I am not persuaded of Fine’s contention in Chapter 10 that, whereas Plato adheres only to de dicto necessity in his account of knowledge, Aristotle insist on de re necessity. According to Fine, Plato only believes that necessarily, if one knows that p, then p, whereas it is not necessarily the case that if one knows that p, then necessarily p. By contrast, Aristotle believes that if one knows p, then necessarily p. I do not know how this comports with Plato’s supposedly more rigorous account of knowledge. Plato does say, in the Republic, that epistēmē is of the really real, that is, of what cannot be otherwise. I take it that this is Plato’s mature view, more or less followed by Aristotle. To say that Aristotle’s view amounts to a “two-world” metaphysics seems unobjectionable but only if one takes the word “world” in the widely-used sense in which we speak of the dance “world” or the sports “world.” In that case, I do not follow Fine’s argument that Plato rejects a “two-world” theory, whereas Aristotle embraces it. But this “two-world” theory is not about propositions; it is about two worlds, two realms of being.

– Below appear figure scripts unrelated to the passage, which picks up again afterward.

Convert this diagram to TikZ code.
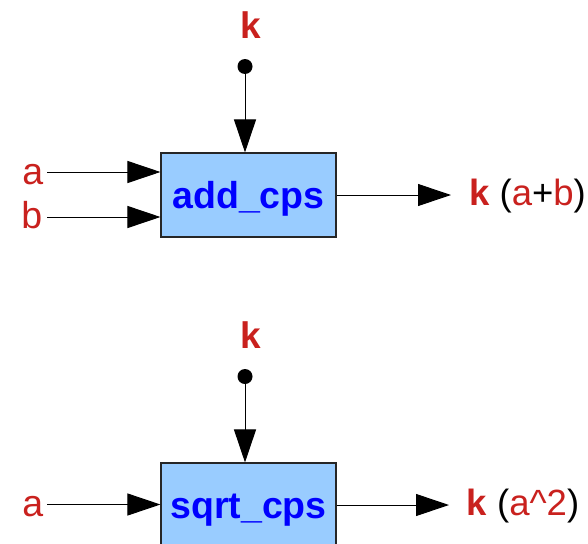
\documentclass[tikz,border=0pt]{standalone}
\usepackage{fontspec}
\setmainfont{Liberation Sans}
\usetikzlibrary{arrows.meta}
\definecolor{lblred}{HTML}{C9211E}
\definecolor{boxfill}{HTML}{99CCFF}
\definecolor{boxtext}{HTML}{0000FF}
\tikzset{
  func/.style={draw=black!85, line width=1.1pt, fill=boxfill, rectangle,
    minimum width=175pt, minimum height=84pt, inner sep=0pt},
  functext/.style={text=boxtext, font=\fontsize{37.5}{44}\selectfont\bfseries, inner sep=0pt, anchor=base},
  inlabel/.style={text=lblred, font=\fontsize{37.5}{44}\selectfont, inner sep=0pt, anchor=base east},
  contlabel/.style={text=lblred, font=\fontsize{37}{44}\selectfont\bfseries, inner sep=0pt, anchor=base},
  outlabel/.style={font=\fontsize{36.5}{44}\selectfont, inner sep=0pt, anchor=base west},
  wire/.style={line width=1pt, -{Triangle[length=33pt, width=22pt]}},
  contdot/.style={circle, fill=black, inner sep=0pt, minimum size=15pt},
}
\newcommand{\rd}[1]{\textcolor{lblred}{#1}}
\begin{document}
\begin{tikzpicture}[x=1pt, y=-1pt]
  \useasboundingbox (0,0) rectangle (588,543);
  \clip (0,0) rectangle (588,543);

  % ---- add_cps ----
  \node[func] (add) at (248.5,195) {};
  \node[functext] (addname) at (248.5,208) {add\_cps};
  \node[inlabel] (addA) at (43.5,184) {a};
  \node[inlabel] (addB) at (42.5,228) {b};
  \coordinate (addAin) at (47,172);
  \coordinate (addBin) at (47,217);
  \draw[wire] (addAin) -- (addAin -| add.west);
  \draw[wire] (addBin) -- (addBin -| add.west);
  \node[contlabel] (addK) at (251,38) {k};
  \node[contdot] (addDot) at (245,66.5) {};
  \draw[wire] (addDot.center) -- (addDot.center |- add.north);
  \coordinate (addOut) at (451,195);
  \draw[wire] (add.east) -- (addOut);
  \node[outlabel] (addRes) at (469,205) {\rd{\bfseries k} (\rd{a}+\rd{b})};

  % ---- sqrt_cps ----
  \node[func] (sq) at (248.5,505) {};
  \node[functext] (sqname) at (248.5,518) {sqrt\_cps};
  \node[inlabel] (sqA) at (43.5,516) {a};
  \coordinate (sqAin) at (47,504.5);
  \draw[wire] (sqAin) -- (sqAin -| sq.west);
  \node[contlabel] (sqK) at (251,348) {k};
  \node[contdot] (sqDot) at (245,376.5) {};
  \draw[wire] (sqDot.center) -- (sqDot.center |- sq.north);
  \coordinate (sqOut) at (449,505);
  \draw[wire] (sq.east) -- (sqOut);
  \node[outlabel] (sqRes) at (466.5,515) {\rd{\bfseries k} (\rd{a\textasciicircum 2})};
\end{tikzpicture}
\end{document}
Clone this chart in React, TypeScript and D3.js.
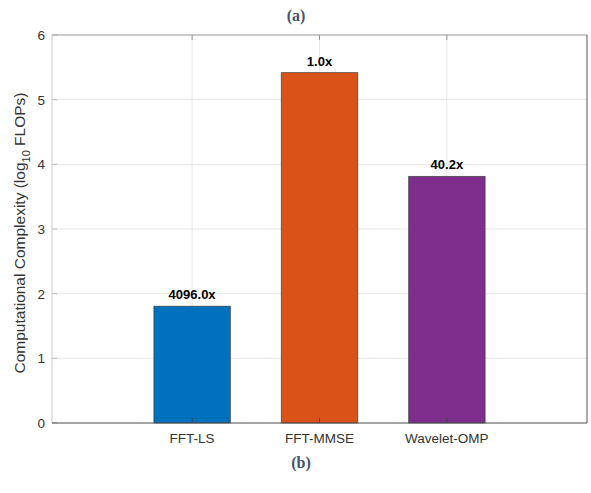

The section devoted to the skepticism of Sextus Empiricus (Chs. 11–14) is largely focused on two claims: first, that the Pyrrhonian Sextus Empiricus did not renounce beliefs entirely; rather, he maintained that he did have beliefs about his own internal states; second, that Sextus did maintain an extreme external world skepticism, something at least as radical as that postulated by Descartes in the first Meditation. The claim that Sextus was committed to certain beliefs, those relating to his internal states (“it seems to me that the honey tastes sweet”) has a foundation in his Outline of Pyhrrhonism. The dogmatist is not without resources in attacking Sextus’s very limited commitment to belief. Some have, however, been reluctant to count this as belief mainly because it would open Sextus to the same objection that Socrates brings against Protagoras’s relativism in the Theaetetus. If belief is, as Fine says, “taking to be true,” then if Sextus has any belief, he takes the proposition expressing that belief to be true. In that case, it is objectively true for anyone else that Sextus takes that proposition to be true. And that concession seems to cut against his external world skepticism. For the external world of anyone but Sextus will include truths held by Sextus. If, Sextus replies that he does not maintain that his beliefs are true—that, in effect, there is a distinction between veridical and non-veridical appearances, and he makes no claim regarding the former—there may not be much difference between holding that his beliefs are non-veridical and holding that he has no beliefs at all. Fine may be right that one cannot have a belief without taking it to be true, but perhaps she is mistaken in supposing that doxa just means belief.

Fine enlarges her focus by adducing the Cyrenaics as predecessors to Sextus in maintaining that there are truths, beliefs, and knowledge about subjective states. She makes an illuminating foray into Descartes’ Meditations to show that he is in fact not the first philosopher to discover the subjective realm of truth. No doubt, the Cyrenaics held that we have some sort of cognitive relation to our subjective states, but I don’t think there is evidence that they would describe that as epistēmē.

I have not had the space to mention the paper on sense-perception in the Theaetetus and the Phaedo (Ch. 7), and the paper on the pseudo-Platonic Sisyphus and its interesting analogue to the paradox of learning in Meno (Ch. 8). All of the papers are in fact well worth studying for their rigorous analysis and their challenges to various orthodoxies. I especially deeply appreciate Fine’s efforts at commensurability as much as I would question some of her results.